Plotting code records
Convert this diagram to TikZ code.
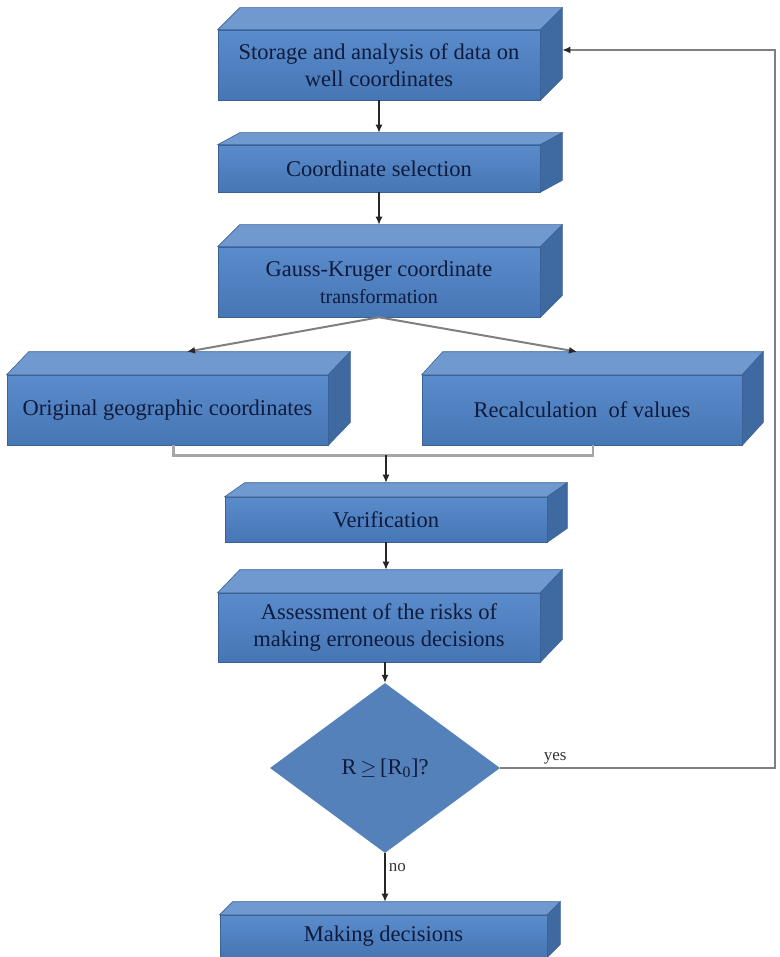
\documentclass[tikz,border=0pt]{standalone}
\usepackage{fontspec}
\setmainfont{Liberation Serif}
\usepackage{tikz}
\usetikzlibrary{positioning}
\usetikzlibrary{arrows.meta,shapes.geometric}
\usetikzlibrary{calc}
\definecolor{frontlight}{HTML}{5A8BCB}
\definecolor{frontdark}{HTML}{4676B4}
\definecolor{toplight}{HTML}{7099D0}
\definecolor{sidedark}{HTML}{3E69A1}
\definecolor{edgeblue}{HTML}{3B6296}
\definecolor{inkblue}{HTML}{0F1B3D}
\tikzstyle{box}=[rectangle,top color=frontlight,bottom color=frontdark,draw=edgeblue,line width=0.6pt,inner sep=1pt,align=center,text=inkblue,font=\fontsize{22.5}{27}\selectfont]
\tikzstyle{topface}=[fill=toplight,draw=edgeblue,line width=0.6pt]
\tikzstyle{sideface}=[fill=sidedark,draw=edgeblue,line width=0.6pt]
\tikzstyle{decision}=[diamond,fill=frontdark!92!white,minimum width=230pt,minimum height=170pt,inner sep=0pt,text=inkblue,font=\fontsize{22.5}{27}\selectfont]
\tikzstyle{flow} = [draw,line width=1.2pt,black!85,-{Latex[length=8pt,width=7pt]}]
\tikzstyle{branch} = [draw,line width=2pt,black!50,-{Latex[length=8pt,width=7pt,color=black!85]}]
\tikzstyle{bracket} = [draw,line width=2.5pt,black!35]
\tikzstyle{loopline} = [draw,line width=2pt,black!50,-{Latex[length=8pt,width=7pt,color=black!85]}]
\tikzstyle{answer} = [font=\fontsize{17}{20}\selectfont,text=black!80]

\begin{document}
\begin{tikzpicture}[x=1pt,y=-1pt]
\useasboundingbox (0,0) rectangle (779,957);

%front faces of the blocks
  \foreach \pos/\name/\w/\h/\label in {{(379,65)/store/322/70/{Storage and analysis of data on\\ well coordinates}},
      {(379,168.5)/select/322/47/{Coordinate selection}},
      {(379,282)/gauss/322/70/{Gauss-Kruger coordinate\\ {\fontsize{20}{24}\selectfont transformation}}},
      {(167.5,410)/orig/321/70/{Original geographic coordinates}},
      {(582,410)/recalc/320/70/{Recalculation\ \ of values}},
      {(386,519.5)/verif/322/45/{Verification}},
      {(379,627.5)/assess/322/69/{Assessment of the risks of\\ making erroneous decisions}},
      {(383.5,936)/decide/327/42/{Making decisions}}}
        \node[box,minimum width=\w,minimum height=\h] (\name) at \pos {\label};

%top and side faces
  \foreach \name/\dx/\dy in {store/22/22, select/22/12, gauss/22/22, orig/22/23, recalc/21/23, verif/20/14, assess/22/23, decide/13/13}
  {
    \path[topface] (\name.north west) -- ($(\name.north west)+(\dx,-\dy)$) -- ($(\name.north east)+(\dx,-\dy)$) -- (\name.north east) -- cycle;
    \path[sideface] (\name.north east) -- ($(\name.north east)+(\dx,-\dy)$) -- ($(\name.south east)+(\dx,-\dy)$) -- (\name.south east) -- cycle;
    \coordinate (\name-t) at ($(\name.north)+(0,-\dy)$);
    \coordinate (\name-r) at ($(\name.east)+(\dx,-\dy/2)$);
  }

  \node[decision] (check) at (385,768) {R\,$\geq$\,[R\textsubscript{0}]?};

% helper points
  \coordinate (gl) at ($(orig-t)+(19.5,0)$);
  \coordinate (gr) at ($(recalc-t)+(-5,0)$);
  \coordinate (bl) at ($(orig.south)+(6,0)$);
  \coordinate (br) at ($(recalc.south)+(11,0)$);
  \coordinate (join) at ($(bl -| verif-t)+(0,10)$);
  \coordinate (rail) at (775,50);

% connectors
  \path[flow] (store.south) -- (store.south |- select-t);
  \path[flow] (select.south) -- (select.south |- gauss-t);
  \foreach \dest in {gl, gr}
        \path[branch] (gauss.south) -- (\dest);
  \path[bracket] (bl) |- (join) -| (br);
  \path[flow] (join) -- (verif-t);
  \path[flow] (verif.south) -- (verif.south |- assess-t);
  \path[flow] (assess.south -| check.north) -- (check.north);
  \path[flow] (check.south) -- node[answer,right,pos=0.3] {no} (check.south |- decide-t);
  \path[loopline] (check.east) -- node[answer,above,pos=0.2] {yes} (check.east -| rail) -- (rail) -- (rail -| store-r);

\end{tikzpicture}
\end{document}
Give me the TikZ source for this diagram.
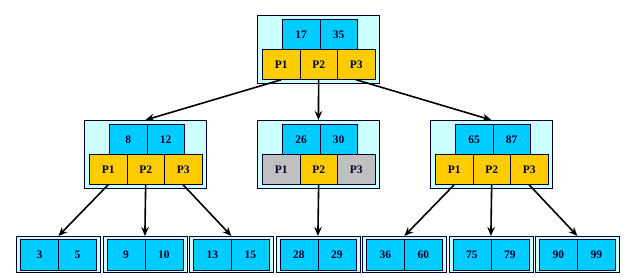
\documentclass[tikz,border=0pt]{standalone}
\usepackage{fontspec}
\setmainfont{Liberation Serif}
\usetikzlibrary{arrows.meta}
\definecolor{outerfill}{RGB}{204,255,255}
\definecolor{keyfill}{RGB}{0,204,255}
\definecolor{ptrfill}{RGB}{255,204,0}
\definecolor{grayfill}{RGB}{192,192,192}
\definecolor{edgecol}{RGB}{0,0,51}
\tikzset{
  outerbox/.style={draw=edgecol, line width=0.8pt, fill=outerfill, anchor=north west, inner sep=0pt, minimum width=122pt, minimum height=68pt},
  leafbox/.style={draw=edgecol, line width=0.8pt, fill=outerfill, anchor=north west, inner sep=0pt, minimum width=84pt, minimum height=36pt},
  cell/.style={draw=edgecol, line width=0.8pt, anchor=north west, inner sep=0pt, minimum width=37.5pt, minimum height=30pt, font=\fontsize{11.5}{12}\selectfont\bfseries, text=edgecol},
  keycell/.style={cell, fill=keyfill},
  leafcell/.style={cell, fill=keyfill, minimum width=38pt, minimum height=31pt},
  ptrcell/.style={cell, fill=ptrfill, minimum height=29.5pt},
  graycell/.style={cell, fill=grayfill, minimum height=29.5pt},
  arr/.style={-{Stealth[length=9pt,width=7.5pt]}, line width=1.6pt, black}
}
\newcommand\bnode[7]{%
  \node[outerbox] (#1) at (#2,#3) {};
  \node[keycell] (#1k1) at (#2+25,#3+4.5) {#4};
  \node[keycell] (#1k2) at (#2+62.5,#3+4.5) {#5};
  \node[#6] (#1p1) at (#2+5,#3+34.5) {P1};
  \node[ptrcell] (#1p2) at (#2+42.5,#3+34.5) {P2};
  \node[#7] (#1p3) at (#2+80,#3+34.5) {P3};
}
\newcommand\bleaf[4]{%
  \node[leafbox] (#1) at (#2,236) {};
  \node[leafcell] (#1k1) at (#2+4,238.5) {#3};
  \node[leafcell] (#1k2) at (#2+42,238.5) {#4};
}
\begin{document}
\begin{tikzpicture}[x=1pt,y=-1pt]
  \fill[white] (0,0) rectangle (625,278);
  \useasboundingbox (0,0) rectangle (625,278);
  \bnode{r}{257}{15}{17}{35}{ptrcell}{ptrcell}
  \bnode{a}{84}{120}{8}{12}{ptrcell}{ptrcell}
  \bnode{b}{257}{120}{26}{30}{graycell}{graycell}
  \bnode{c}{430}{120}{65}{87}{ptrcell}{ptrcell}
  \bleaf{l1}{16}{3}{5}
  \bleaf{l2}{102.5}{9}{10}
  \bleaf{l3}{189}{13}{15}
  \bleaf{l4}{275.5}{28}{29}
  \bleaf{l5}{362}{36}{60}
  \bleaf{l6}{448.5}{75}{79}
  \bleaf{l7}{535}{90}{99}
  \draw[arr] (rp1.south) -- (a.north);
  \draw[arr] (rp2.south) -- (b.north);
  \draw[arr] (rp3.south) -- (c.north);
  \draw[arr] (ap1.south) -- (l1.north);
  \draw[arr] (ap2.south) -- (l2.north);
  \draw[arr] (ap3.south) -- (l3.north);
  \draw[arr] (bp2.south) -- (l4.north);
  \draw[arr] (cp1.south) -- (l5.north);
  \draw[arr] (cp2.south) -- (l6.north);
  \draw[arr] (cp3.south) -- (l7.north);
\end{tikzpicture}
\end{document}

● **Problem to work on**
Copy each line from the records above that includes the string "diagram".

● **Response to the task**
Convert this diagram to TikZ code.
Give me the TikZ source for this diagram.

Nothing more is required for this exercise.